The Bombay High Court on August 22 quashed the FIRs filed against 29 foreign nationals who had attended the Tablighi Jamaat event in Delhi's Nizamuddin Markaz in March, saying that there was no evidence to show that they had violated visa conditions or were responsible for the spread of COVID-19 in the country.
The Aurangabad Bench of the high court stated: "A political government tries to find a scapegoat when there is pandemic or calamity and the circumstances show that there is probability that these foreigners were chosen to make them scapegoats."
A Division Bench of Justices MG Sewlikar and TV Nalawade was hearing a petition pertaining to the cases against foreign and Indian nationals booked under the Epidemics Act, the Disaster Management Act and the Foreigners Act for attending the religious event.
The court, during the hearing, referred to various guidelines issued by the Centre, including those that were put out after the Tablighi Jamaat congregation, and observed that there is no restriction on foreigners visiting religious places and attending religious activities.
The petitioners said they had come to India on valid visas issued by the Indian government and "that they had come to experience Indian culture, tradition, hospitality and Indian food. They said they were screened at the airport in accordance with the procedure. They also said they had informed local authorities about their stay and were only here to observe religious practices of Islam and not to propagate the religion".
The police however, opposed their claims and said that they had come on tourist visas and were found violating norms.
The court said that Maharashtra Police had acted "mechanically" in the matter. "It appears that the state government acted under political compulsion and police also did not dare to exercise powers given to them under provisions of procedural law like the Criminal Procedure Code and substantive laws," it observed.
The court said that there was "non-application of mind" by the police and hence chargesheets were filed despite no prima facie evidence.

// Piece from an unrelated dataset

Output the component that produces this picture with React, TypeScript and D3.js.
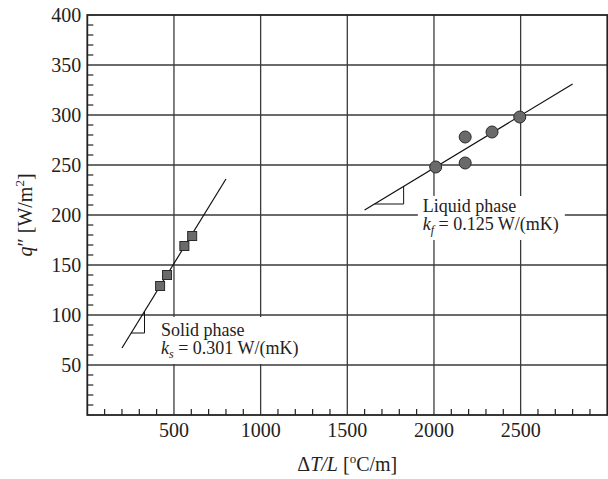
import React from "react";
import * as d3 from "d3";

const xTicks = [500, 1000, 1500, 2000, 2500];
const yTicks = [50, 100, 150, 200, 250, 300, 350, 400];

const solidX = [420, 460, 560, 605];
const solidY = [129, 140, 169, 179];
const liquidX = [2010, 2180, 2180, 2335, 2495];
const liquidY = [248, 278, 252, 283, 298];

const solidFitX = [200, 800];
const solidFitY = [67, 236];
const liquidFitX = [1600, 2800];
const liquidFitY = [205, 331];

// slope triangles: x where horizontal leg meets the line, x of corner, q of horizontal leg
const solidTri = { x0: 253, x1: 330, q: 82 };
const liquidTri = { x0: 1657, x1: 1825, q: 211 };

const W = 608;
const H = 479;
const FONT = "'Liberation Serif', 'Times New Roman', serif";

export default function App() {
  const x = d3.scaleLinear().domain([0, 3000]).range([87.3, 607.3]);
  const y = d3.scaleLinear().domain([0, 400]).range([415, 15]);
  const gridColor = "#3a3a3a";

  const fitAt = (fx: number[], fy: number[], v: number) =>
    fy[0] + ((v - fx[0]) * (fy[1] - fy[0])) / (fx[1] - fx[0]);

  const line = d3
    .line<[number, number]>()
    .x((d) => x(d[0]))
    .y((d) => y(d[1]));

  const minorX = d3.range(100, 3000, 100).filter((v) => v % 500 !== 0);
  const minorY = d3.range(10, 400, 10).filter((v) => v % 50 !== 0);

  const tri = (t: { x0: number; x1: number; q: number }, fx: number[], fy: number[]) =>
    line([
      [t.x0, t.q],
      [t.x1, t.q],
      [t.x1, fitAt(fx, fy, t.x1)],
    ]);

  return (
    <svg
      width={W}
      height={H}
      style={{ position: "absolute", left: 0, top: 0, background: "#fff" }}
      fontFamily={FONT}
    >
      {/* grid */}
      {xTicks.map((v) => (
        <line key={"gx" + v} x1={x(v)} x2={x(v)} y1={y(0)} y2={y(400)} stroke={gridColor} strokeWidth={1.3} />
      ))}
      {yTicks.filter((v) => v < 400).map((v) => (
        <line key={"gy" + v} x1={x(0)} x2={x(3000)} y1={y(v)} y2={y(v)} stroke={gridColor} strokeWidth={1.3} />
      ))}

      {/* label boxes */}
      <rect x={x(390)} y={y(98)} width={x(1260) - x(390)} height={y(51) - y(98)} fill="#fff" />
      <rect x={x(1907)} y={y(219)} width={x(2755) - x(1907)} height={y(175) - y(219)} fill="#fff" />

      {/* fit lines */}
      <path d={line([[solidFitX[0], solidFitY[0]], [solidFitX[1], solidFitY[1]]]) || ""} stroke="#111" strokeWidth={1.2} fill="none" />
      <path d={line([[liquidFitX[0], liquidFitY[0]], [liquidFitX[1], liquidFitY[1]]]) || ""} stroke="#111" strokeWidth={1.2} fill="none" />
      <path d={tri(solidTri, solidFitX, solidFitY) || ""} stroke="#111" strokeWidth={1} fill="none" />
      <path d={tri(liquidTri, liquidFitX, liquidFitY) || ""} stroke="#111" strokeWidth={1} fill="none" />

      {/* markers */}
      {solidX.map((v, i) => (
        <rect key={"s" + i} x={x(v) - 4.5} y={y(solidY[i]) - 4.5} width={9} height={9} fill="#6a6a6a" stroke="#2a2a2a" strokeWidth={1} />
      ))}
      {liquidX.map((v, i) => (
        <circle key={"l" + i} cx={x(v)} cy={y(liquidY[i])} r={6} fill="#6a6a6a" stroke="#2a2a2a" strokeWidth={1} />
      ))}

      {/* minor ticks */}
      {minorX.map((v) => (
        <line key={"mx" + v} x1={x(v)} x2={x(v)} y1={y(0)} y2={y(0) - 6} stroke="#222" strokeWidth={1.2} />
      ))}
      {minorY.map((v) => (
        <line key={"my" + v} x1={x(0)} x2={x(0) + 6} y1={y(v)} y2={y(v)} stroke="#222" strokeWidth={1.2} />
      ))}

      {/* frame */}
      <rect x={x(0)} y={y(400)} width={x(3000) - x(0)} height={y(0) - y(400)} fill="none" stroke="#222" strokeWidth={1.8} />

      {/* tick labels */}
      {yTicks.map((v) => (
        <text key={"ty" + v} x={x(0) - 6} y={y(v)} dy="0.35em" textAnchor="end" fontSize={20} fill="#222">
          {v}
        </text>
      ))}
      {xTicks.map((v) => (
        <text key={"tx" + v} x={x(v)} y={437} textAnchor="middle" fontSize={20} fill="#222">
          {v}
        </text>
      ))}

      {/* axis titles */}
      <text x={(x(0) + x(3000)) / 2} y={471} textAnchor="middle" fontSize={20} fill="#222">
        <tspan>Δ</tspan>
        <tspan fontStyle="italic">T/L</tspan>
        <tspan> [</tspan>
        <tspan fontSize={13} dy={-8}>o</tspan>
        <tspan dy={8}>C/m]</tspan>
      </text>
      <g transform={`translate(32, ${(y(0) + y(400)) / 2}) rotate(-90)`}>
        <text x={0} y={0} textAnchor="middle" fontSize={20} fill="#222">
          <tspan fontStyle="italic">q</tspan>
          <tspan>″ [W/m</tspan>
          <tspan fontSize={13} dy={-8}>2</tspan>
          <tspan dy={8}>]</tspan>
        </text>
      </g>

      {/* annotations */}
      <text fontSize={18} fill="#222">
        <tspan x={x(425)} y={y(79)}>Solid phase</tspan>
        <tspan x={x(425)} y={y(61)} fontStyle="italic">k</tspan>
        <tspan fontStyle="italic" fontSize={12} dy={4}>s</tspan>
        <tspan dy={-4}> = 0.301 W/(mK)</tspan>
      </text>
      <text fontSize={18} fill="#222">
        <tspan x={x(1935)} y={y(203)}>Liquid phase</tspan>
        <tspan x={x(1935)} y={y(185)} fontStyle="italic">k</tspan>
        <tspan fontStyle="italic" fontSize={12} dy={4}>f</tspan>
        <tspan dy={-4}> = 0.125 W/(mK)</tspan>
      </text>
    </svg>
  );
}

"Social and religious tolerance is a practical necessity for unity and integrity of India and is made compulsory by the Indian Constitution," the court said.

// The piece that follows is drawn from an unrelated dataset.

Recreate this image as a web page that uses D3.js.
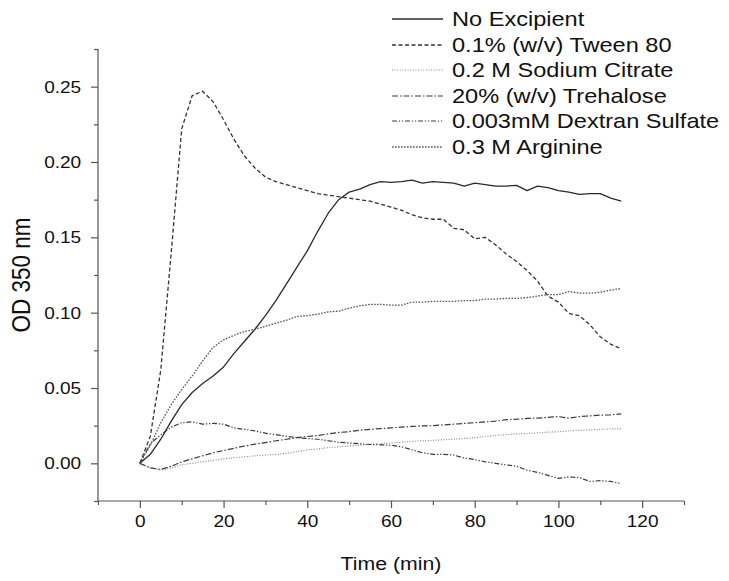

Allowing some foreigners to stay in the premises of the mosques when a lockdown is in place, cannot be said to be a violation of law. It said that due to hotels and restaurants being closed, arrangements were made by many religious places, including gurdwaras, for those stranded including migrant workers.
"Thus, giving shelter to such persons could not have been treated as offence, commission of the act of disobedience of orders," the court said. It also cited documents of the foreign nationals to show that they had come to India in February and some before March 10 when no lockdown was in place.
The Bombay High Court said, "The material discussed shows that no such nuisance was created by the foreigners or Indian Muslims and only an attempt was made by others to create such atmosphere against them."
The court, in a strong worded judgement, said there was a 'big", "unwarranted", propaganda in the media against the foreigners who came to the Nizamuddin Markaz and "an attempt was made to create a picture that these foreigners were responsible for spreading Covid-19 virus in India".
"A political government tries to find the scapegoat when there is pandemic or calamity and the circumstances show that there is probability that these foreigners were chosen to make them scapegoats. The aforesaid circumstances and the latest figures of infection in India show that such action against present petitioners should not have been taken. It is now high time for the concerned to repent about this action taken against the foreigners and to take some positive steps to repair the damage done by such action," the court said.
"At the time of an ongoing pandemic, instead of being more tolerant and sensitive towards guests with our culture propagating, 'Atithi Devo Bhavo', they were lodged in jails by making allegations that they were responsible for violation of travel documents and for spreading the virus when no such evidence was found," the court order read.